* start GIVEN MATERIAL *

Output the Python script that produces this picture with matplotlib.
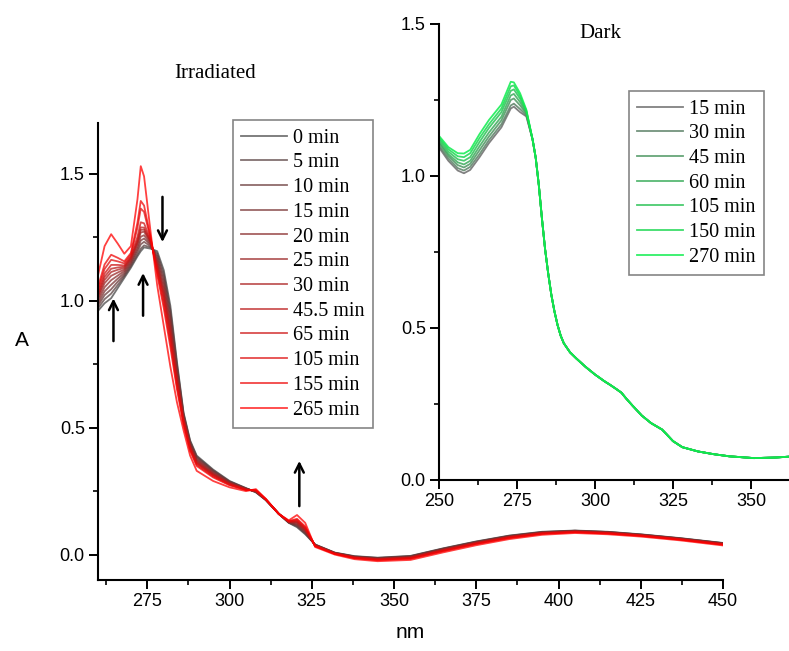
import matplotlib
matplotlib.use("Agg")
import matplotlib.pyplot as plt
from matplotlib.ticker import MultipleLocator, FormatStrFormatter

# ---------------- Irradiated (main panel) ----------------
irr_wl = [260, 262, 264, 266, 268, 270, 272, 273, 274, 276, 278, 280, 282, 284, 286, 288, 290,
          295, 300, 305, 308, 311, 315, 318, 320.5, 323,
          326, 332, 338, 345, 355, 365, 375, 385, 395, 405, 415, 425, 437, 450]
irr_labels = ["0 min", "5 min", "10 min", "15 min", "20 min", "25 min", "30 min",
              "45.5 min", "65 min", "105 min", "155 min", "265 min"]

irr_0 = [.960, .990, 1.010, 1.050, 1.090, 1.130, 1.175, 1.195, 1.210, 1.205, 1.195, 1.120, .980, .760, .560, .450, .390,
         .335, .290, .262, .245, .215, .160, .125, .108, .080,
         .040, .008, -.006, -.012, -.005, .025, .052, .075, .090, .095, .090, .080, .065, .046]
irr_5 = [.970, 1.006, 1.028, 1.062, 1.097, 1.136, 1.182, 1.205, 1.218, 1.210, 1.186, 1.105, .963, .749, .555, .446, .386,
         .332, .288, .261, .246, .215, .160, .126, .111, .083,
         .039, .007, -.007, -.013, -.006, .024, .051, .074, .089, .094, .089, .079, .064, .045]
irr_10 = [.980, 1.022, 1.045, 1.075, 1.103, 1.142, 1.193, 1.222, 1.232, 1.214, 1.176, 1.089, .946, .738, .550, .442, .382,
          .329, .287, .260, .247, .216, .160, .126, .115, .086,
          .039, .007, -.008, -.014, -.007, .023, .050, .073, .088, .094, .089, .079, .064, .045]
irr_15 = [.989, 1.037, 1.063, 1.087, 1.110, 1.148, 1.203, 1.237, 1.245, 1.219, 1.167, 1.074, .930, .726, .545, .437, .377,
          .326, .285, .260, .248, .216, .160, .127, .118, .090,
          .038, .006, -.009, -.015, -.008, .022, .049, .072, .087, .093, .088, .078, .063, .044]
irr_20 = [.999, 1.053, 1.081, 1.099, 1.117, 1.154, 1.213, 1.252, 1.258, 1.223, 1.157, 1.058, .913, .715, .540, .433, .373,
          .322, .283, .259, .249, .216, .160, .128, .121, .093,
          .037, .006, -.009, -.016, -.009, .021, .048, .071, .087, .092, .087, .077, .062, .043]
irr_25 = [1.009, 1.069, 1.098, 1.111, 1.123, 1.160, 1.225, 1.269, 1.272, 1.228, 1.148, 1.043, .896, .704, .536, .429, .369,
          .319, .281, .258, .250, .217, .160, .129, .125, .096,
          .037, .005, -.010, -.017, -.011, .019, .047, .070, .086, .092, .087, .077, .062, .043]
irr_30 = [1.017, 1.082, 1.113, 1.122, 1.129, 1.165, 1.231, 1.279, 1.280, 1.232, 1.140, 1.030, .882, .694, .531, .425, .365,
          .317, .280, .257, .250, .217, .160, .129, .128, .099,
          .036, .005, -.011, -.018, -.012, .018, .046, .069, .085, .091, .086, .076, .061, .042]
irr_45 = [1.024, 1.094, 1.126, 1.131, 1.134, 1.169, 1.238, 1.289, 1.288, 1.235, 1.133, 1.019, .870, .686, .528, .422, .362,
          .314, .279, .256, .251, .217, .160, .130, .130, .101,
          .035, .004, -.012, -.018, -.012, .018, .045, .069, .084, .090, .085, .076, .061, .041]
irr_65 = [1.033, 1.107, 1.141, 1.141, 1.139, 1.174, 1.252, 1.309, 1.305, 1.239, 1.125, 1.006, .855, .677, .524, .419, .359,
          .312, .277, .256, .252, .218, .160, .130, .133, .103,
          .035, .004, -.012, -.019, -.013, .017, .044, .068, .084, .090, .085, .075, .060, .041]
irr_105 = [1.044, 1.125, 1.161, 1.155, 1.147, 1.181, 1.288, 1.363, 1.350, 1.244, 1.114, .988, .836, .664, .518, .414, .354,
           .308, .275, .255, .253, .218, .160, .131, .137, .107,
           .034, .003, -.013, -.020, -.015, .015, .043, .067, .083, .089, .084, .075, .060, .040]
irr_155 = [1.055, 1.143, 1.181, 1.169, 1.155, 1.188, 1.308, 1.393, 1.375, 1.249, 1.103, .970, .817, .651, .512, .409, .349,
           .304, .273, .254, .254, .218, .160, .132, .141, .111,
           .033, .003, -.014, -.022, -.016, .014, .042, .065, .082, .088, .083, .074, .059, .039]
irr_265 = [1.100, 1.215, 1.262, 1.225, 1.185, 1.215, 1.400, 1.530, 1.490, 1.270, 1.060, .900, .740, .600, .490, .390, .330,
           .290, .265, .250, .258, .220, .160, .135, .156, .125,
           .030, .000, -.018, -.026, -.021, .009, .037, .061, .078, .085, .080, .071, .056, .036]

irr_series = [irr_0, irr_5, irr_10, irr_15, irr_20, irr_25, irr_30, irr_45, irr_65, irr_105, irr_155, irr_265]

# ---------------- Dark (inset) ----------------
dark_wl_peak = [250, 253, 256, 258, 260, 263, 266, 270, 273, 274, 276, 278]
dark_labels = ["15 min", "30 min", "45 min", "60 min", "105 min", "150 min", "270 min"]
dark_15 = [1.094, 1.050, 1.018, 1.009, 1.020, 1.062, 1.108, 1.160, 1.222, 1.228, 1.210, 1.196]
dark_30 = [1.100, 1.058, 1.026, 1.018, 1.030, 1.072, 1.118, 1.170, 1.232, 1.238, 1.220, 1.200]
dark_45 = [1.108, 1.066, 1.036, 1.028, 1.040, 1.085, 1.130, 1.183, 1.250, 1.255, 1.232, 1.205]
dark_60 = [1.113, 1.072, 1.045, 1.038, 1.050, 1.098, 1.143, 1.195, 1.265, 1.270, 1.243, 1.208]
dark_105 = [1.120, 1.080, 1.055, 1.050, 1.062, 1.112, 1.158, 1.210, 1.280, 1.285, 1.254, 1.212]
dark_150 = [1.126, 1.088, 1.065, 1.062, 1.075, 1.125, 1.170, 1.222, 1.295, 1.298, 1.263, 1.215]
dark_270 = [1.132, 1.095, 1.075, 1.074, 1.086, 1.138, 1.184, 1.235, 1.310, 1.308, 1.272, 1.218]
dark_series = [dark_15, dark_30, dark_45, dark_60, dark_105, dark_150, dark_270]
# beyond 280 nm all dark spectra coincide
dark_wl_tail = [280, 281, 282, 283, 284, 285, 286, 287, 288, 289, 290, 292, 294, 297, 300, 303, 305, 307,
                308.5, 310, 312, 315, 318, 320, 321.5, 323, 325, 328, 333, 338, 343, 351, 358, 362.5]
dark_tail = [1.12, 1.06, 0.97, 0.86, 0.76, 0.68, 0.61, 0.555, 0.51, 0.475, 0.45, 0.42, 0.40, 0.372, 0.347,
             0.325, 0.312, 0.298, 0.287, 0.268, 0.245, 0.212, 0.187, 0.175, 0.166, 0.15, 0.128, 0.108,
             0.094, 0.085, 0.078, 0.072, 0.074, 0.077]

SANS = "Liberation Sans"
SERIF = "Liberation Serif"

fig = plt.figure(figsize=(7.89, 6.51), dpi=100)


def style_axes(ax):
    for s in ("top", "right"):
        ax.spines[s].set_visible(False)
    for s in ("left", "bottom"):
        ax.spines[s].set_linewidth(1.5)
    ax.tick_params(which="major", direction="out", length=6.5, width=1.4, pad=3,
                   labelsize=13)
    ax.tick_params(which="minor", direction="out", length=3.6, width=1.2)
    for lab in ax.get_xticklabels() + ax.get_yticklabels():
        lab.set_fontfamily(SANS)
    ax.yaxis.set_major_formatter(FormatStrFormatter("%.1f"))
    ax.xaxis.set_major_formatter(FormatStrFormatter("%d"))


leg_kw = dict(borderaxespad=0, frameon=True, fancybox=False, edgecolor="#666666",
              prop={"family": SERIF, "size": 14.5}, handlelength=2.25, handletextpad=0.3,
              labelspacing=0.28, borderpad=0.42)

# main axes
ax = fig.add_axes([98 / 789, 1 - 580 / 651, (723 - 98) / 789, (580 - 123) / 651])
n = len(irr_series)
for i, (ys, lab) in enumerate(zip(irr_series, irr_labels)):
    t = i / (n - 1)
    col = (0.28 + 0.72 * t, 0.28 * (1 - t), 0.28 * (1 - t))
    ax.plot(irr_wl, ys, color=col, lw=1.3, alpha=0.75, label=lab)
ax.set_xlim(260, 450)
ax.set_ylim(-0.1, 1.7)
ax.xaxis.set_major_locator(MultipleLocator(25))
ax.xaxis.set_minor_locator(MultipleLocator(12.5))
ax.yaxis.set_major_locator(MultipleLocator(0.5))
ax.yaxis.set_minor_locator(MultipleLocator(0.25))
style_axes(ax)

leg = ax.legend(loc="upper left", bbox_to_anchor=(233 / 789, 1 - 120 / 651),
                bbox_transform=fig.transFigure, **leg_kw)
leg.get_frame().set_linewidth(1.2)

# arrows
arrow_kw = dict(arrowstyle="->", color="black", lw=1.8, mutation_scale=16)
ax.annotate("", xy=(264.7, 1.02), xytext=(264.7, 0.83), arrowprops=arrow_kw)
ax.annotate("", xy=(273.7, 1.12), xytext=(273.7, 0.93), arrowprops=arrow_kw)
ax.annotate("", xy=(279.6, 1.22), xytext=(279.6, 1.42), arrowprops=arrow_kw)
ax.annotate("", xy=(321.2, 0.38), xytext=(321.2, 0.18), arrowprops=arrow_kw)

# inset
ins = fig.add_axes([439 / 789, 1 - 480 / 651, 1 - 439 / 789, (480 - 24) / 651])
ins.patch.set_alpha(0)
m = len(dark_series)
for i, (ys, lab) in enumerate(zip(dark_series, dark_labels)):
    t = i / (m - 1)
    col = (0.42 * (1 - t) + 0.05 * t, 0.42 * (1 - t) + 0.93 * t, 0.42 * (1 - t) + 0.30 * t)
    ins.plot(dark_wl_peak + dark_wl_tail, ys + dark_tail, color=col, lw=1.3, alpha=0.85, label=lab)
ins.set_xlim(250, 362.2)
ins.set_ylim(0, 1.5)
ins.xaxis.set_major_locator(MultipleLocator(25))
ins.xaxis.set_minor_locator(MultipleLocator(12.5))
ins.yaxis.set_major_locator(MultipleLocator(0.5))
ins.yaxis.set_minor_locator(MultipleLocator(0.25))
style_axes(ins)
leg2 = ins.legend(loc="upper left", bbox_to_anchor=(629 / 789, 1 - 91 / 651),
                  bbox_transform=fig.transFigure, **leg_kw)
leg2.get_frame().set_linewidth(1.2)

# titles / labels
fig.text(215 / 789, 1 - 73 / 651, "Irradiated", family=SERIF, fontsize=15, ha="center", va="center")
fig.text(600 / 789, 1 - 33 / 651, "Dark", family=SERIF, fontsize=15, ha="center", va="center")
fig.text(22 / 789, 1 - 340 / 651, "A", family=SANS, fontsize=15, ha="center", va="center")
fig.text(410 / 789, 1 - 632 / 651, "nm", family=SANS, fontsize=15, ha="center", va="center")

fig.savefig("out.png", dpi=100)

* end GIVEN MATERIAL *

Wherever the word "matplotlib" occurs in a line of the listing, copy that line.

● **RESULT OF THE TASK**:
Output the Python script that produces this picture with matplotlib.
import matplotlib
matplotlib.use("Agg")
import matplotlib.pyplot as plt
from matplotlib.ticker import MultipleLocator, FormatStrFormatter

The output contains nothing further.